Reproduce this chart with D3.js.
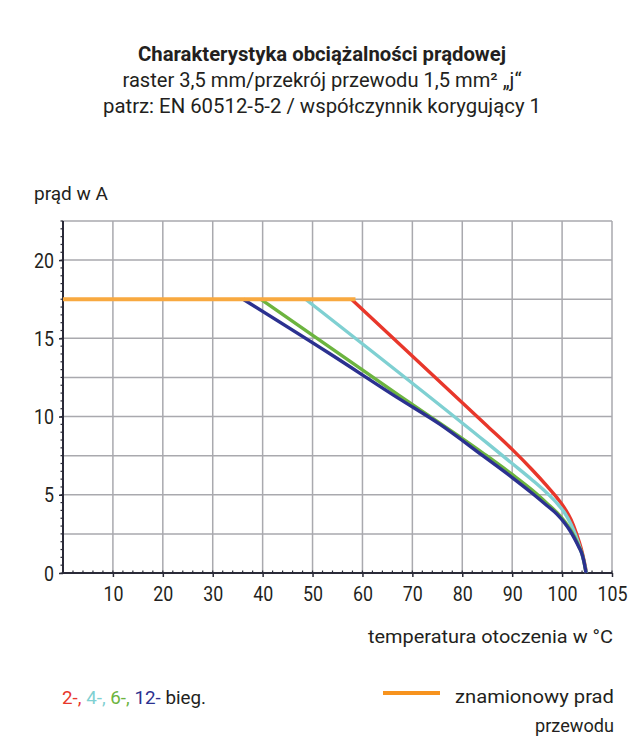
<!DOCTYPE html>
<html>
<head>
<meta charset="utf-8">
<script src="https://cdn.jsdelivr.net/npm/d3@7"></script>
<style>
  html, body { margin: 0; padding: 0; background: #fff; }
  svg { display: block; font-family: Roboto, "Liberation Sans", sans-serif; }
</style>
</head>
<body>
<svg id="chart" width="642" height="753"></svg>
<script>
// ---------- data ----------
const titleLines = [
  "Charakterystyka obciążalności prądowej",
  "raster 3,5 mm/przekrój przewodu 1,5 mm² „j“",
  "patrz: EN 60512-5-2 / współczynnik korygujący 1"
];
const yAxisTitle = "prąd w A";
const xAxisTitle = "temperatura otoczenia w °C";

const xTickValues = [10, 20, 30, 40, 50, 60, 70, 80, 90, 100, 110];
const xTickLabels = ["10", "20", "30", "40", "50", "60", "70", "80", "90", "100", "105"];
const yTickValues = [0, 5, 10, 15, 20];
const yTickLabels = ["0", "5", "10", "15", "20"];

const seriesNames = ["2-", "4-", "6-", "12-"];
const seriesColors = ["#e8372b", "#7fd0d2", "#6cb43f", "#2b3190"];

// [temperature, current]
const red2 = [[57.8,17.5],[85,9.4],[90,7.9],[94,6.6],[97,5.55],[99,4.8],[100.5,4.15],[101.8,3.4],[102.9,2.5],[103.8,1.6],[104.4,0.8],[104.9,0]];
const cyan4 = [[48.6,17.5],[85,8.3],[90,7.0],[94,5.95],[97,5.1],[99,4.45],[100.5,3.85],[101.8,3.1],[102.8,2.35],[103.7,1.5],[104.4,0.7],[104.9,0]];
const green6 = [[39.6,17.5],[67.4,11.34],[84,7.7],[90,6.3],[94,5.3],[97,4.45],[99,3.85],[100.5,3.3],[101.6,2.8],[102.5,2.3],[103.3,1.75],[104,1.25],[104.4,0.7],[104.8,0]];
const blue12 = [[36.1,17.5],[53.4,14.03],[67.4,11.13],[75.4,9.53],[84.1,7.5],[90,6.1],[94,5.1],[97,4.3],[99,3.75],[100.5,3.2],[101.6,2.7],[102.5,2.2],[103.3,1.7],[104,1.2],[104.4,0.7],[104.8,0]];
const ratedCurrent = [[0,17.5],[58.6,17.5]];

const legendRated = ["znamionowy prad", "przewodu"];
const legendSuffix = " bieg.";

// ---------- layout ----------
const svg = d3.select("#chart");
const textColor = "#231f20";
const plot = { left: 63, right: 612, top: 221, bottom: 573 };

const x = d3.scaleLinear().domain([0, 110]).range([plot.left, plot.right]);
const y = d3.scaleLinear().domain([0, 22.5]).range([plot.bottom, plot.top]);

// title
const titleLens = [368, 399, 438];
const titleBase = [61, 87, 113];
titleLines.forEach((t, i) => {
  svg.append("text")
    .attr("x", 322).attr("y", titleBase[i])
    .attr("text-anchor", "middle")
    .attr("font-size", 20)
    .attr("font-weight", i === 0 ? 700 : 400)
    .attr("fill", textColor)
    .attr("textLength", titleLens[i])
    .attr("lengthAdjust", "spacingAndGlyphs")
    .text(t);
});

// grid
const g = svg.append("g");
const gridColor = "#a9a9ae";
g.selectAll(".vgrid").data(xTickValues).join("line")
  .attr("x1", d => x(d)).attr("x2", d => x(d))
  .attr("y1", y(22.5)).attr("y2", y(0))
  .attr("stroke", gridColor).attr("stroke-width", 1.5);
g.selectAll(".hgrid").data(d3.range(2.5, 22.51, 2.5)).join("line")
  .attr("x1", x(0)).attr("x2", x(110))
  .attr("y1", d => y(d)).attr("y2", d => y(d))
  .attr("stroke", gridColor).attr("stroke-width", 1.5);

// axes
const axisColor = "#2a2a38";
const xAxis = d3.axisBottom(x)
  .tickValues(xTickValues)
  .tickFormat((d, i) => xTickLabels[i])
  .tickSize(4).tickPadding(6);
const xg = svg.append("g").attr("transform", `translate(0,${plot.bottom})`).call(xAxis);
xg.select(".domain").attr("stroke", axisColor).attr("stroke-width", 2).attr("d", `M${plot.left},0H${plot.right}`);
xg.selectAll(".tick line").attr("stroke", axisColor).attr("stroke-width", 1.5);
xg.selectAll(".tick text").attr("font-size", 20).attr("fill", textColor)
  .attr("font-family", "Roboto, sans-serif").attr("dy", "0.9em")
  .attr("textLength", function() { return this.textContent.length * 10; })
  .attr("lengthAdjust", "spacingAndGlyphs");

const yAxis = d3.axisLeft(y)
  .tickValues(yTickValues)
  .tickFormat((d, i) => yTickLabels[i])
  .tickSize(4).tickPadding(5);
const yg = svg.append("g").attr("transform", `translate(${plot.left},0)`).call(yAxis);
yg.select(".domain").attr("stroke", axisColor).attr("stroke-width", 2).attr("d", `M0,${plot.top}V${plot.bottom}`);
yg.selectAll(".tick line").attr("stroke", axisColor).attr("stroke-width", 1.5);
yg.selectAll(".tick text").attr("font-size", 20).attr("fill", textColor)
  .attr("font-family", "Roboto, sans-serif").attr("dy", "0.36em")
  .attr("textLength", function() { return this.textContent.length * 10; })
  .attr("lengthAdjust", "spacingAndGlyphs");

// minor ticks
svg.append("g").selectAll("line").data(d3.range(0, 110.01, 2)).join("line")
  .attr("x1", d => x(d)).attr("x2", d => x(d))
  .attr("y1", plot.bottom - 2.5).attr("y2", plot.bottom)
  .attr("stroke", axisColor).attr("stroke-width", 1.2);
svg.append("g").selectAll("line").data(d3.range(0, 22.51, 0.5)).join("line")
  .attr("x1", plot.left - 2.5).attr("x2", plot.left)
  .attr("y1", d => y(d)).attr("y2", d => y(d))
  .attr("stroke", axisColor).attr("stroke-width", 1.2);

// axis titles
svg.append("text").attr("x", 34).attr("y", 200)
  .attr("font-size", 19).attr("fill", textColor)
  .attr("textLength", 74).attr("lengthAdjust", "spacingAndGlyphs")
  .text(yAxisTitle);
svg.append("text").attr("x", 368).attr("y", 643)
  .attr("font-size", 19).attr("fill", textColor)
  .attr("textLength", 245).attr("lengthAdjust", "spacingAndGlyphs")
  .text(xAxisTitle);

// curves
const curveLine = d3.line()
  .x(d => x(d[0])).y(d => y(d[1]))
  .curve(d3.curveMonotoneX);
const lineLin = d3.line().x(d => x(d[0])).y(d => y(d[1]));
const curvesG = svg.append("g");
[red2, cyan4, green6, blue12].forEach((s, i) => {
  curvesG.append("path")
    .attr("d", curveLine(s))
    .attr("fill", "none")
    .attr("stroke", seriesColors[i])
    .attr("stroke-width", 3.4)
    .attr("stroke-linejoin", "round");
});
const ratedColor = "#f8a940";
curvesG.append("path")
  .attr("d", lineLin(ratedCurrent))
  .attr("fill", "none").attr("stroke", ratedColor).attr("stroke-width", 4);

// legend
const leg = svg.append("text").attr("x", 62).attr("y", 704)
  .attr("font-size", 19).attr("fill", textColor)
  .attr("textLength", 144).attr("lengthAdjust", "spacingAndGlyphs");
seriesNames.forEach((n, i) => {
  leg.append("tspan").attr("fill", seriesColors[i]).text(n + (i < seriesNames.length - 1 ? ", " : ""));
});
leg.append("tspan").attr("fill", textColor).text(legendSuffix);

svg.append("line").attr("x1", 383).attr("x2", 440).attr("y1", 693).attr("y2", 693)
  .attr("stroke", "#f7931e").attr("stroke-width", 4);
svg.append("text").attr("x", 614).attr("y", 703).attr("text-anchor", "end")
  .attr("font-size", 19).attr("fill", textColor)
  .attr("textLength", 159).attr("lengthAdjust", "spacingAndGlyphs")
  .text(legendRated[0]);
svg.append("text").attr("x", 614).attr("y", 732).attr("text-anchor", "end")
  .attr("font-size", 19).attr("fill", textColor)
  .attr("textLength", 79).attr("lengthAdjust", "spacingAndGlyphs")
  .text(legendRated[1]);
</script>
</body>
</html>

· · · ·

# Written task
Copy and report every line where the word "chart" is present.

# Reply to the exercise
Reproduce this chart with D3.js.
<svg id="chart" width="642" height="753"></svg>
const svg = d3.select("#chart");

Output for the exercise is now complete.